-- begin STORED DATA --

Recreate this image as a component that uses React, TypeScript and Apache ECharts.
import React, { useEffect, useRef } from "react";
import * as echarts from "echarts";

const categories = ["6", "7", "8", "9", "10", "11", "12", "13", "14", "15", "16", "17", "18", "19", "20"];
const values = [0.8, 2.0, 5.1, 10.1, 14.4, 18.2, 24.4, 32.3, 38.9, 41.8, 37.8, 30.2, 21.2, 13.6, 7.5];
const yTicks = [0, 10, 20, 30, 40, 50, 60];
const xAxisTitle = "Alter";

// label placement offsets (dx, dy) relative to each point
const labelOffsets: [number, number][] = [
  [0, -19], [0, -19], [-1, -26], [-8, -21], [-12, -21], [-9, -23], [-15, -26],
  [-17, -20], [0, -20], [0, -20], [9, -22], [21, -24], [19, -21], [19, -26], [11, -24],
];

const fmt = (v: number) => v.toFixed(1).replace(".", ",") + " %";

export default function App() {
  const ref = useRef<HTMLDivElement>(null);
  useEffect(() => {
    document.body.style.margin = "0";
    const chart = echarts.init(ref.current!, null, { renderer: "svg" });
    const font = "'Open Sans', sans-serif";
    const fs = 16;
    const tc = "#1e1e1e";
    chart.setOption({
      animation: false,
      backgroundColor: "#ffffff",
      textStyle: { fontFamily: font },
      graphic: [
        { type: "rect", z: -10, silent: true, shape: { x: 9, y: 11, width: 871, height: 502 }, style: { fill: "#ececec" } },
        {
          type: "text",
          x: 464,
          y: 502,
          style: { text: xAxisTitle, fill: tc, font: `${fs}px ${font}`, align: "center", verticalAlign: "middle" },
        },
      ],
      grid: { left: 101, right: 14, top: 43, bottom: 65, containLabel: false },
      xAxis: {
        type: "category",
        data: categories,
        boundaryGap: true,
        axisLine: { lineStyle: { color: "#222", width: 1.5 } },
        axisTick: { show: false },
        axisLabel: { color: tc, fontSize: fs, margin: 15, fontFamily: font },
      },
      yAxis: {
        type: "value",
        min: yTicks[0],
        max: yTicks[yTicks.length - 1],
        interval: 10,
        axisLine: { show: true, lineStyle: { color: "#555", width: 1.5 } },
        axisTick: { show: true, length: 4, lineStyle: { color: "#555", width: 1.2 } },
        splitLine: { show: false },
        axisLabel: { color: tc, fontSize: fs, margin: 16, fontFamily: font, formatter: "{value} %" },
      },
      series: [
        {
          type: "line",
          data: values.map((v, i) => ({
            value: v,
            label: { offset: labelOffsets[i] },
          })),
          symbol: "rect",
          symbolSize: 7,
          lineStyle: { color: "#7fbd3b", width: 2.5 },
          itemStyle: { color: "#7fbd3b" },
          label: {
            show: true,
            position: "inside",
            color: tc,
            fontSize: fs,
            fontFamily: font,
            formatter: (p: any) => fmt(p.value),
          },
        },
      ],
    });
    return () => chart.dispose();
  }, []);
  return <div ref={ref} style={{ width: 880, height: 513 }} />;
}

-- end STORED DATA --

■ **WHAT IS NEEDED**:
Print exactly, and only, the lines beginning at the top of the listing and ending at the line with "const fmt = (v: number)".

■ **SOLUTION TO THE PROBLEM**:
Recreate this image as a component that uses React, TypeScript and Apache ECharts.
import React, { useEffect, useRef } from "react";
import * as echarts from "echarts";

const categories = ["6", "7", "8", "9", "10", "11", "12", "13", "14", "15", "16", "17", "18", "19", "20"];
const values = [0.8, 2.0, 5.1, 10.1, 14.4, 18.2, 24.4, 32.3, 38.9, 41.8, 37.8, 30.2, 21.2, 13.6, 7.5];
const yTicks = [0, 10, 20, 30, 40, 50, 60];
const xAxisTitle = "Alter";

// label placement offsets (dx, dy) relative to each point
const labelOffsets: [number, number][] = [
  [0, -19], [0, -19], [-1, -26], [-8, -21], [-12, -21], [-9, -23], [-15, -26],
  [-17, -20], [0, -20], [0, -20], [9, -22], [21, -24], [19, -21], [19, -26], [11, -24],
];

const fmt = (v: number) => v.toFixed(1).replace(".", ",") + " %";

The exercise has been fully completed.